Whenever a line below holds the word "matplotlib", copy that line.

▶ Dataset rows
---
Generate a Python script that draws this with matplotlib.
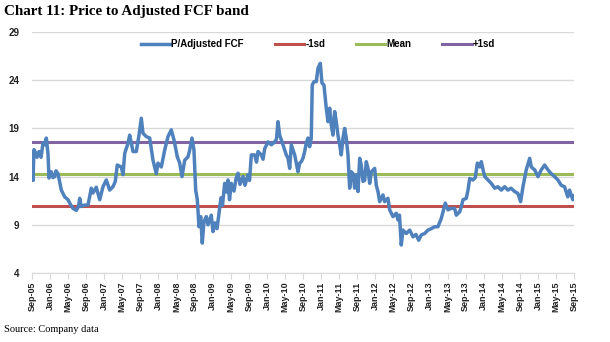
import numpy as np
import matplotlib
matplotlib.use("Agg")
import matplotlib.pyplot as plt

# months since Sep-05 and P/Adjusted FCF
months = [0, 0.1, 0.22, 0.44, 0.77, 1.1, 1.55, 2.0, 2.44, 2.88, 3.17, 3.54, 3.76, 4.27, 4.65,
          5.03, 5.31, 5.76, 6.49, 7.24, 7.97, 8.52, 9.08, 9.81, 10.3, 10.56, 10.91, 11.67,
          12.4, 13.13, 13.5, 14.23, 14.99, 15.72, 16.45, 17.2, 17.93, 18.44, 18.88, 19.77,
          20.15, 20.52, 21.25, 21.63, 22.36, 23.09, 23.69, 24.2, 24.57, 25.3, 26.06, 26.79,
          27.52, 27.89, 28.63, 29.38, 30.11, 30.84, 31.44, 32.17, 32.7, 33.21, 33.81, 34.54,
          34.91, 35.42, 35.86, 36.24, 36.6, 36.97, 37.35, 37.7, 38.08, 38.59, 38.96, 39.69,
          40.07, 40.51, 40.96, 41.4, 41.84, 42.17, 42.66, 43.06, 43.39, 43.73, 44.12, 44.72,
          45.17, 45.61, 46.05, 46.72, 47.16, 47.82, 48.16, 48.56, 49.31, 49.71, 50.04, 50.77,
          51.15, 51.52, 52.25, 52.98, 53.73, 54.13, 54.46, 54.84, 55.57, 56.3, 56.68, 57.05,
          57.41, 58.16, 58.56, 58.89, 59.27, 59.62, 59.99, 60.37, 60.72, 61.1, 61.47, 61.83,
          62.05, 62.43, 62.94, 63.32, 63.83, 64.2, 64.64, 65.15, 65.53, 65.91, 66.26, 66.64,
          67.01, 67.37, 67.74, 68.12, 68.47, 68.85, 69.22, 69.58, 69.96, 70.33, 70.69, 71.06,
          71.44, 71.8, 72.17, 72.55, 72.9, 73.28, 73.65, 74.01, 74.39, 74.76, 75.12, 75.87,
          76.22, 76.6, 76.98, 77.71, 78.08, 78.81, 79.19, 79.92, 80.65, 81.03, 81.36, 81.76,
          82.13, 82.86, 83.62, 84.35, 85.01, 85.61, 86.19, 86.94, 87.67, 88.4, 89.15, 89.88,
          90.61, 90.99, 91.5, 92.1, 92.76, 93.58, 93.94, 94.69, 95.05, 95.43, 96.16, 96.53,
          96.91, 97.64, 98.15, 98.6, 99.13, 99.48, 99.86, 100.24, 100.97, 101.68, 102.44,
          103.17, 103.9, 104.65, 105.38, 106.04, 106.86, 107.59, 108.19, 108.7, 109.43,
          110.19, 110.54, 111.29, 112.02, 112.75, 113.5, 114.23, 114.96, 115.71, 116.44,
          117.17, 117.9, 118.63, 119.01, 119.74, 120]
pfcf = [15.6, 16.5, 13.6, 16.8, 16.5, 16.0, 16.6, 16.0, 17.5, 17.3, 18.0, 16.4, 13.85, 14.5, 13.9,
        14.0, 14.6, 14.3, 12.6, 11.9, 11.6, 11.1, 10.7, 10.5, 10.9, 11.75, 10.9, 11.05,
        11.05, 12.8, 12.3, 12.9, 11.6, 12.95, 13.65, 12.6, 12.95, 13.5, 15.2, 15.0,
        14.2, 16.4, 17.45, 18.3, 16.6, 16.6, 18.3, 20.05, 18.5, 18.15, 18.0, 15.7,
        14.3, 15.4, 15.0, 16.75, 18.15, 18.85, 17.8, 16.05, 15.4, 14.0, 15.7, 16.05,
        16.75, 18.0, 16.75, 12.6, 11.6, 8.8, 9.85, 7.1, 9.35, 9.85, 9.0, 10.0,
        8.3, 9.2, 8.6, 10.2, 11.8, 11.0, 13.3, 12.4, 13.65, 11.6, 13.3, 12.5,
        13.8, 14.35, 13.2, 14.0, 13.1, 14.2, 13.6, 16.25, 16.25, 15.5, 16.6, 16.25,
        15.8, 16.9, 17.6, 17.3, 17.6, 17.9, 19.7, 18.3, 17.3, 16.25, 15.9, 14.85,
        17.3, 16.25, 15.3, 14.5, 15.4, 15.55, 15.9, 16.6, 17.45, 18.0, 17.1, 18.0,
        23.5, 23.85, 23.85, 25.25, 25.75, 23.7, 23.5, 21.1, 19.7, 21.1, 19.35, 18.3,
        20.75, 19.7, 18.3, 17.3, 16.25, 18.0, 19.0, 18.0, 16.25, 12.8, 14.5, 14.3,
        12.8, 14.2, 12.45, 15.9, 15.2, 13.5, 13.6, 15.55, 14.85, 13.3, 14.5, 14.85,
        13.1, 12.45, 11.4, 12.1, 11.4, 11.75, 10.55, 9.85, 10.2, 9.5, 10.0, 6.9,
        8.45, 8.1, 8.45, 7.75, 8.0, 7.4, 7.95, 8.1, 8.45, 8.6, 8.8, 8.8,
        9.65, 10.35, 11.25, 10.55, 10.7, 10.7, 10.0, 10.35, 10.9, 11.6, 11.75, 12.6,
        13.8, 13.65, 13.9, 15.4, 15.0, 15.55, 14.7, 14.0, 13.65, 13.3, 12.8,
        12.95, 12.6, 12.95, 12.6, 12.8, 12.45, 12.25, 11.4, 12.95, 14.7,
        15.9, 15.0, 14.7, 14.0, 14.7, 15.2, 14.7, 14.3, 14.0, 13.65,
        13.1, 12.95, 11.9, 12.6, 11.6, 12.0]

mean_val = 14.28
sd_val = 3.32

tick_labels = []
for yr in range(5, 16):
    for mon in ["Jan", "May", "Sep"]:
        tick_labels.append(f"{mon}-{yr:02d}")
tick_labels = tick_labels[2:]  # start at Sep-05, end at Sep-15

fig = plt.figure(figsize=(6.1, 3.42), dpi=100)
ax = fig.add_axes([32 / 610, 1 - 273 / 342, 542 / 610, 241 / 342])

x = np.array(months)
ax.plot(x, pfcf, color="#4F81BD", lw=2.5, label="P/Adjusted FCF", zorder=3)
ax.plot([0, 120], [mean_val - sd_val] * 2, color="#C0504D", lw=2.2, label="-1sd", zorder=2)
ax.plot([0, 120], [mean_val] * 2, color="#9BBB59", lw=2.2, label="Mean", zorder=2)
ax.plot([0, 120], [mean_val + sd_val] * 2, color="#8064A2", lw=2.2, label="+1sd", zorder=2)

ax.set_xlim(0, 120)
ax.set_ylim(4, 29)
ax.set_yticks([4, 9, 14, 19, 24, 29])
ax.set_xticks(np.arange(0, 121, 4))
ax.set_xticklabels(tick_labels, rotation=90, fontsize=6.5, fontweight="bold",
                   family="Liberation Sans", color="#222222")
for lab in ax.get_yticklabels():
    lab.set_fontsize(7)
    lab.set_fontweight("bold")
    lab.set_family("Liberation Sans")
    lab.set_color("#222222")

ax.grid(axis="y", color="#D9D9D9", lw=1)
ax.set_axisbelow(True)
for s in ["top", "right", "left"]:
    ax.spines[s].set_visible(False)
ax.spines["bottom"].set_color("#D9D9D9")
ax.tick_params(axis="y", length=0, pad=9)
ax.tick_params(axis="x", length=4, color="#D9D9D9", pad=2)

fig.legend(loc="center", bbox_to_anchor=(318 / 610, 1 - 44 / 342), ncol=4, frameon=False,
           handlelength=3, handletextpad=0.1, columnspacing=3.2,
           prop={"family": "Liberation Sans", "weight": "bold", "size": 7})

fig.text(4 / 610, 1 - 12 / 342, "Chart 11: Price to Adjusted FCF band", family="Liberation Serif",
         fontweight="bold", fontsize=10.8, va="center", ha="left")
fig.text(4 / 610, 1 - 330 / 342, "Source: Company data", family="Liberation Serif",
         fontsize=7.5, va="center", ha="left")

fig.savefig("out.png", dpi=100)
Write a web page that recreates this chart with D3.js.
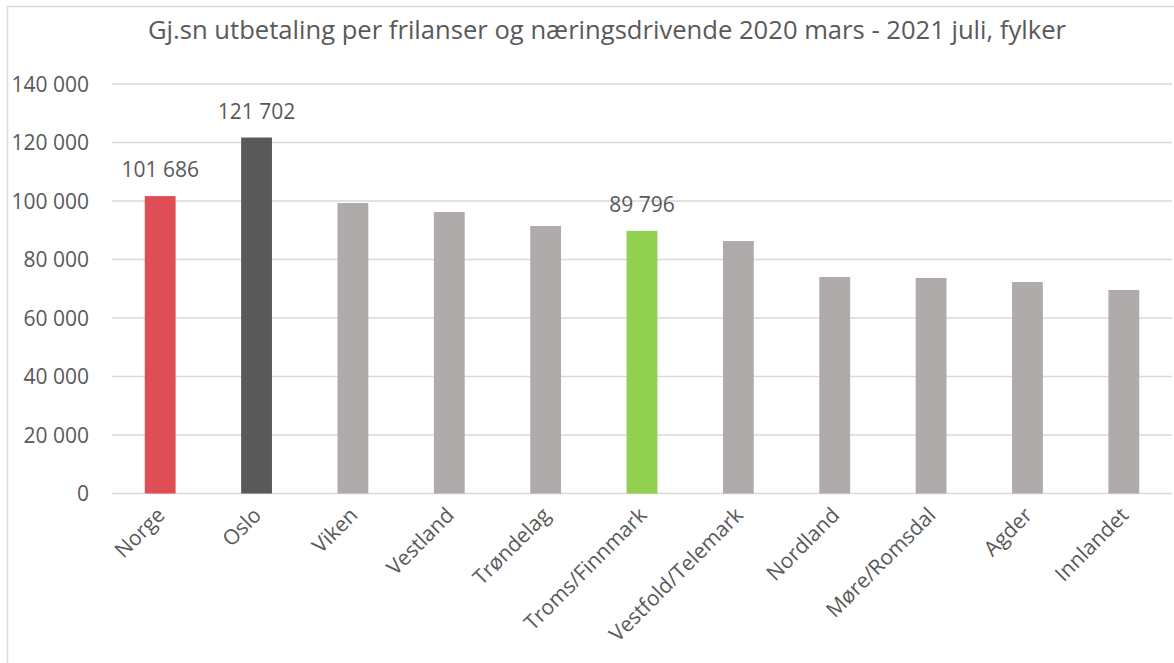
<!DOCTYPE html>
<html>
<head>
<meta charset="utf-8">
<script src="https://cdn.jsdelivr.net/npm/d3@7"></script>
<style>
  body { margin: 0; background: #fff; }
  text { font-family: "Open Sans", sans-serif; fill: #595959; }
</style>
</head>
<body>
<div id="chart"></div>
<script>
// chart data
var titleText = 'Gj.sn utbetaling per frilanser og næringsdrivende 2020 mars - 2021 juli, fylker';
var regions = ['Norge', 'Oslo', 'Viken', 'Vestland', 'Trøndelag', 'Troms/Finnmark',
  'Vestfold/Telemark', 'Nordland', 'Møre/Romsdal', 'Agder', 'Innlandet'];
var payouts = [101686, 121702, 99300, 96250, 91450, 89796, 86300, 74000, 73700, 72300, 69600];
var barColors = ['#e04e55', '#595959', '#afabab', '#afabab', '#afabab', '#92d050',
  '#afabab', '#afabab', '#afabab', '#afabab', '#afabab'];
var labelled = ['Norge', 'Oslo', 'Troms/Finnmark'];
var yTicks = [0, 20000, 40000, 60000, 80000, 100000, 120000, 140000];

var width = 1174, height = 663;
var margin = { top: 84, right: 2, bottom: 170, left: 112 };

var data = regions.map(function (r, i) {
  return { region: r, value: payouts[i], color: barColors[i] };
});

// format numbers with a space as thousands separator
function fmt(v) {
  return d3.format(',')(v).replace(/,/g, ' ');
}

var svg = d3.select('#chart').append('svg')
  .attr('width', width)
  .attr('height', height);

// chart frame (runs off the right and bottom edges)
svg.append('rect')
  .attr('x', 7.5).attr('y', 6.5)
  .attr('width', 1200).attr('height', 700)
  .attr('fill', 'none')
  .attr('stroke', '#d9d9d9')
  .attr('stroke-width', 1.5);

svg.append('text')
  .attr('x', 148).attr('y', 39)
  .attr('textLength', 918)
  .attr('lengthAdjust', 'spacingAndGlyphs')
  .style('font-size', '25px')
  .text(titleText);

var x = d3.scaleBand()
  .domain(regions)
  .range([margin.left, width - margin.right])
  .paddingInner(0.68)
  .paddingOuter(0.34);

var y = d3.scaleLinear()
  .domain([0, 140000])
  .range([height - margin.bottom + 0.5, margin.top]);

// gridlines
svg.append('g')
  .selectAll('line')
  .data(yTicks)
  .enter().append('line')
  .attr('x1', margin.left)
  .attr('x2', width - margin.right)
  .attr('y1', function (d) { return y(d); })
  .attr('y2', function (d) { return y(d); })
  .attr('stroke', '#d9d9d9')
  .attr('stroke-width', 1.5);

// y axis labels
var yAxis = svg.append('g')
  .attr('transform', 'translate(' + (margin.left - 23) + ',0)')
  .call(d3.axisLeft(y).tickValues(yTicks).tickFormat(fmt).tickSize(0));
yAxis.select('.domain').remove();
yAxis.selectAll('text')
  .attr('x', 0)
  .attr('dy', '0.35em')
  .style('font-size', '21px')
  .style('font-family', '"Open Sans", sans-serif')
  .attr('fill', '#595959');

// bars
svg.selectAll('.bar')
  .data(data)
  .enter().append('rect')
  .attr('class', 'bar')
  .attr('x', function (d) { return x(d.region); })
  .attr('width', x.bandwidth())
  .attr('y', function (d) { return y(d.value); })
  .attr('height', function (d) { return y(0) - y(d.value); })
  .attr('fill', function (d) { return d.color; });

// value labels for highlighted bars
svg.selectAll('.vlabel')
  .data(data.filter(function (d) { return labelled.indexOf(d.region) >= 0; }))
  .enter().append('text')
  .attr('class', 'vlabel')
  .attr('x', function (d) { return x(d.region) + x.bandwidth() / 2; })
  .attr('y', function (d) { return y(d.value) - 19; })
  .attr('text-anchor', 'middle')
  .style('font-size', '21px')
  .text(function (d) { return fmt(d.value); });

// x axis category labels
var xAxis = svg.append('g')
  .attr('transform', 'translate(0,' + y(0) + ')')
  .call(d3.axisBottom(x).tickSize(0));
xAxis.select('.domain').remove();
xAxis.selectAll('text')
  .attr('y', 0).attr('dy', 0)
  .attr('text-anchor', 'end')
  .attr('transform', 'translate(6,23) rotate(-45)')
  .style('font-size', '21px')
  .style('font-family', '"Open Sans", sans-serif')
  .attr('fill', '#595959');
</script>
</body>
</html>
---
▶ Answer for this exercise
Generate a Python script that draws this with matplotlib.
import matplotlib
matplotlib.use("Agg")
import matplotlib.pyplot as plt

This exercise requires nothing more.